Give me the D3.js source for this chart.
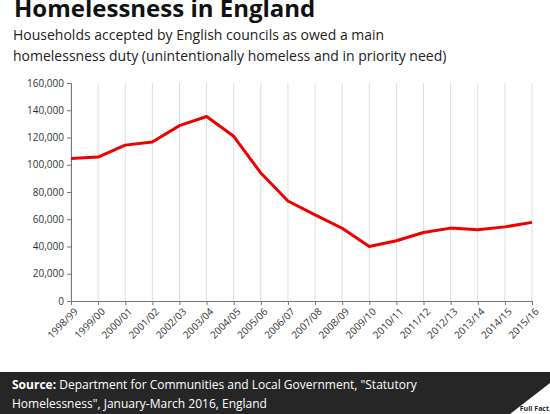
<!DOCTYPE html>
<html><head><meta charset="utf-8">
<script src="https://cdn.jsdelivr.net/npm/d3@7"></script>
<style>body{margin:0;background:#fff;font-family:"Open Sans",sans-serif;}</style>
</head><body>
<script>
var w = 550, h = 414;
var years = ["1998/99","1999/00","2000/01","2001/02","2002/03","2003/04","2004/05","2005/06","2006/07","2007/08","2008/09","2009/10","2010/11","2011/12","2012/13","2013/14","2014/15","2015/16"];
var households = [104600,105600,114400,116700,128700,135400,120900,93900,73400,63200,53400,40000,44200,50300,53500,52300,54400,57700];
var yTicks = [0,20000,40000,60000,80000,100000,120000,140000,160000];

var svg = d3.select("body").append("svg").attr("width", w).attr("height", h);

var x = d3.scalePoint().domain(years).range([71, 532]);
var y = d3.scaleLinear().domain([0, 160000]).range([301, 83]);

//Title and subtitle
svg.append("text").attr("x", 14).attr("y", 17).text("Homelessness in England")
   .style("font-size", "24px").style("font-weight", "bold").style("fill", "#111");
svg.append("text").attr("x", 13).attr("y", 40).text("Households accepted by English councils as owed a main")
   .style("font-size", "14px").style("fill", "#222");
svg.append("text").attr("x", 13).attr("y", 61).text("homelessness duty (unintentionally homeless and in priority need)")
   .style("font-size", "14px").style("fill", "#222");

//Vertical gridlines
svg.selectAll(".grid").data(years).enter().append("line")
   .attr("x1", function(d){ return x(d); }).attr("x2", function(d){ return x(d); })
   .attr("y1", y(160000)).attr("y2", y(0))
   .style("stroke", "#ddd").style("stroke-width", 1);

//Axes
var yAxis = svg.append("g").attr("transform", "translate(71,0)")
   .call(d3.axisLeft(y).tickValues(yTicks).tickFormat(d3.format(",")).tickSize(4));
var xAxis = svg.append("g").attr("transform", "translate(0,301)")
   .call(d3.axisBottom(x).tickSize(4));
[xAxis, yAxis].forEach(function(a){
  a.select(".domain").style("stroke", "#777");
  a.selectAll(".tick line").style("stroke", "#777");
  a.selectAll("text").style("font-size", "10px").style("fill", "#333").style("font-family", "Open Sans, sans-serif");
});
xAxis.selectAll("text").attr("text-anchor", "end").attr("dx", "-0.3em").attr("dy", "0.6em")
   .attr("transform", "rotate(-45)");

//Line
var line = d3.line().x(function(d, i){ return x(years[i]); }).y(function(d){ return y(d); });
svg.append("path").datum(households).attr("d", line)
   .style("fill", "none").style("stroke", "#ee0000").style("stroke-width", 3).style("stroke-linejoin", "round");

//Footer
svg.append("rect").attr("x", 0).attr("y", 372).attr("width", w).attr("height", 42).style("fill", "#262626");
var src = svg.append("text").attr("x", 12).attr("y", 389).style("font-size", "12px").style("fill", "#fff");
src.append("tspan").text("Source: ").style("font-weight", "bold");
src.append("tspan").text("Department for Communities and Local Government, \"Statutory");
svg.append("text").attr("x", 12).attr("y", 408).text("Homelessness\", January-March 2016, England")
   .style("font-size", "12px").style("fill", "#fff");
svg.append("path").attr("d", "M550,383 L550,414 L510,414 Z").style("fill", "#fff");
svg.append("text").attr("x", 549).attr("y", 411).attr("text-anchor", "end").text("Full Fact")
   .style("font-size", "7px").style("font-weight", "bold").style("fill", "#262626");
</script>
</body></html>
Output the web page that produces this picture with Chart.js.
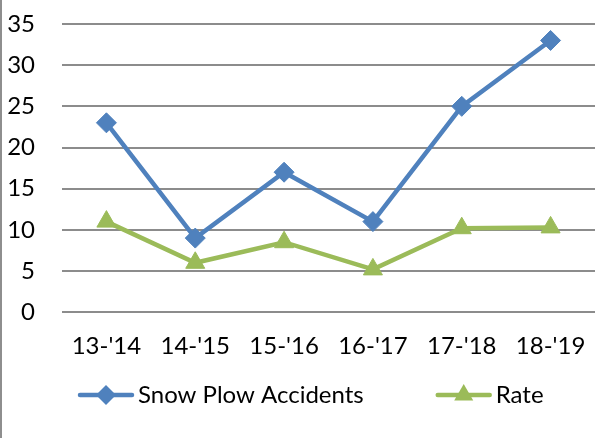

What you are asked to do:
Pictures are to be left out; the records above must be repeated word for word.

Answer to this problem:
Give me the D3.js source for this chart.
<!DOCTYPE html>
<html><head><meta charset="utf-8">
<script src="https://cdn.jsdelivr.net/npm/d3@7"></script>
<style>body{margin:0;background:#fff;font-family:"Open Sans",sans-serif;}</style>
</head><body>
<script>
var w = 550, h = 414;
var years = ["1998/99","1999/00","2000/01","2001/02","2002/03","2003/04","2004/05","2005/06","2006/07","2007/08","2008/09","2009/10","2010/11","2011/12","2012/13","2013/14","2014/15","2015/16"];
var households = [104600,105600,114400,116700,128700,135400,120900,93900,73400,63200,53400,40000,44200,50300,53500,52300,54400,57700];
var yTicks = [0,20000,40000,60000,80000,100000,120000,140000,160000];

var svg = d3.select("body").append("svg").attr("width", w).attr("height", h);

var x = d3.scalePoint().domain(years).range([71, 532]);
var y = d3.scaleLinear().domain([0, 160000]).range([301, 83]);

//Title and subtitle
svg.append("text").attr("x", 14).attr("y", 17).text("Homelessness in England")
   .style("font-size", "24px").style("font-weight", "bold").style("fill", "#111");
svg.append("text").attr("x", 13).attr("y", 40).text("Households accepted by English councils as owed a main")
   .style("font-size", "14px").style("fill", "#222");
svg.append("text").attr("x", 13).attr("y", 61).text("homelessness duty (unintentionally homeless and in priority need)")
   .style("font-size", "14px").style("fill", "#222");

//Vertical gridlines
svg.selectAll(".grid").data(years).enter().append("line")
   .attr("x1", function(d){ return x(d); }).attr("x2", function(d){ return x(d); })
   .attr("y1", y(160000)).attr("y2", y(0))
   .style("stroke", "#ddd").style("stroke-width", 1);

//Axes
var yAxis = svg.append("g").attr("transform", "translate(71,0)")
   .call(d3.axisLeft(y).tickValues(yTicks).tickFormat(d3.format(",")).tickSize(4));
var xAxis = svg.append("g").attr("transform", "translate(0,301)")
   .call(d3.axisBottom(x).tickSize(4));
[xAxis, yAxis].forEach(function(a){
  a.select(".domain").style("stroke", "#777");
  a.selectAll(".tick line").style("stroke", "#777");
  a.selectAll("text").style("font-size", "10px").style("fill", "#333").style("font-family", "Open Sans, sans-serif");
});
xAxis.selectAll("text").attr("text-anchor", "end").attr("dx", "-0.3em").attr("dy", "0.6em")
   .attr("transform", "rotate(-45)");

//Line
var line = d3.line().x(function(d, i){ return x(years[i]); }).y(function(d){ return y(d); });
svg.append("path").datum(households).attr("d", line)
   .style("fill", "none").style("stroke", "#ee0000").style("stroke-width", 3).style("stroke-linejoin", "round");

//Footer
svg.append("rect").attr("x", 0).attr("y", 372).attr("width", w).attr("height", 42).style("fill", "#262626");
var src = svg.append("text").attr("x", 12).attr("y", 389).style("font-size", "12px").style("fill", "#fff");
src.append("tspan").text("Source: ").style("font-weight", "bold");
src.append("tspan").text("Department for Communities and Local Government, \"Statutory");
svg.append("text").attr("x", 12).attr("y", 408).text("Homelessness\", January-March 2016, England")
   .style("font-size", "12px").style("fill", "#fff");
svg.append("path").attr("d", "M550,383 L550,414 L510,414 Z").style("fill", "#fff");
svg.append("text").attr("x", 549).attr("y", 411).attr("text-anchor", "end").text("Full Fact")
   .style("font-size", "7px").style("font-weight", "bold").style("fill", "#262626");
</script>
</body></html>
Output the web page that produces this picture with Chart.js.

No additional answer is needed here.